Moving right along through the Lord’s Prayer and its background. We started with a background about first century Jewish expectations, proceeded to a look at the Father in heaven, wondered at the word “hallowed,” and talked about competing kingdoms. Today, it’s a close-up on bread.
Matthew 6:11 goes like this: “Give us today our bread for today.” Maybe.
Before we go anywhere with this verse, there’s a little exegetical matter to deal with. The Greek word for what the NIV translates “daily” is epiousios. There word appears nowhere else in Greek literature, as far as anyone knows. And it only shows up in the New Testament in two places: here and in Luke 11:3, which is, you guessed it, also the Lord’s Prayer. So basically, what this means is that no one knows for sure how to translate it. Some have said it means “daily,” so that Jesus is praying for the sustenance he needs for today. Others say it means “tomorrow,” so that Jesus is praying for the sustenance he needs for tomorrow. Still others have said it means “of the age,” as in “give us the stuff of heaven or the stuff of when things are finally made right on the earth.”
Whatever. I’m not going to worry about this right now. I’ve got other things on my mind.
I wonder if this bread Jesus is talking about is referencing another kind of bread from way back in Israel’s history. There was another time in Israel’s past when Yahweh literally gave bread to the Israelites on a daily basis. This, of course, was the manna of the exodus (see Exodus 16).

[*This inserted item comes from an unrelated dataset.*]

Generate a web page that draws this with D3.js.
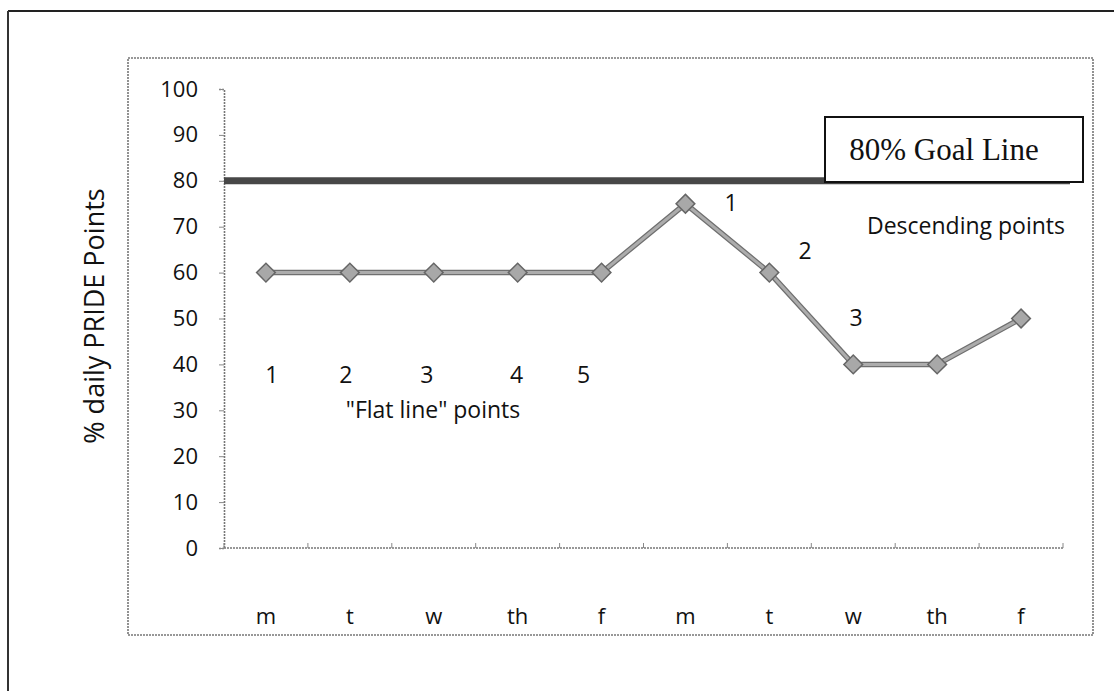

The people were completely reliant on God for their sustenance at that time (as if they weren’t at any other time, really).
But think on this a little further. What’s Israel doing at the time they were receiving manna? They’re wandering about the wilderness of Sinai for 40 years. They’re waiting to enter the Promised Land.
How does that match the previous portions of Jesus’ prayer? With Psalm 2 and Ezekiel 36? With kingdom talk? We had mentioned before in this series that the bulk of the Jews in Jesus’ day were essentially still waiting for the fulfillment and the final restoration of Israel. The Jews were still waiting for the Lord to come through on His promises. Existentially, if we can use the anachronism, the Jews remain in the wilderness despite residing in their homeland.
So the prayer becomes, “Lord, give us the bread we need to get through this period while we wait.” Like the other portions of the prayer, this is a long awaited hope for ultimate fulfillment.
The undercurrent for such a request, which we’ll find more fully in the final two verses of the prayer, is an unspoken directive aimed at the one praying. That is, as much as this is a request of the Lord, it is also a reminder to the one requesting the bread. This is a reminder that it is God who will bring about the fulfillment Israel is hoping for. It is God, and not the Jews themselves. “Give us what we need while we wait. Give us what we need while we’re made ready for the fulfillment of Your promises. And, by the way, help me not to try to make it happen on my own.”
Suddenly, though the Jews may have been getting riled up and rowdy over the first several clauses of the prayer, Jesus has now called to mind a period of wandering in the wilderness, a time of waiting, a time of trudging around. This prayer is going somewhere, and it’s not where they thought it was going when Jesus started.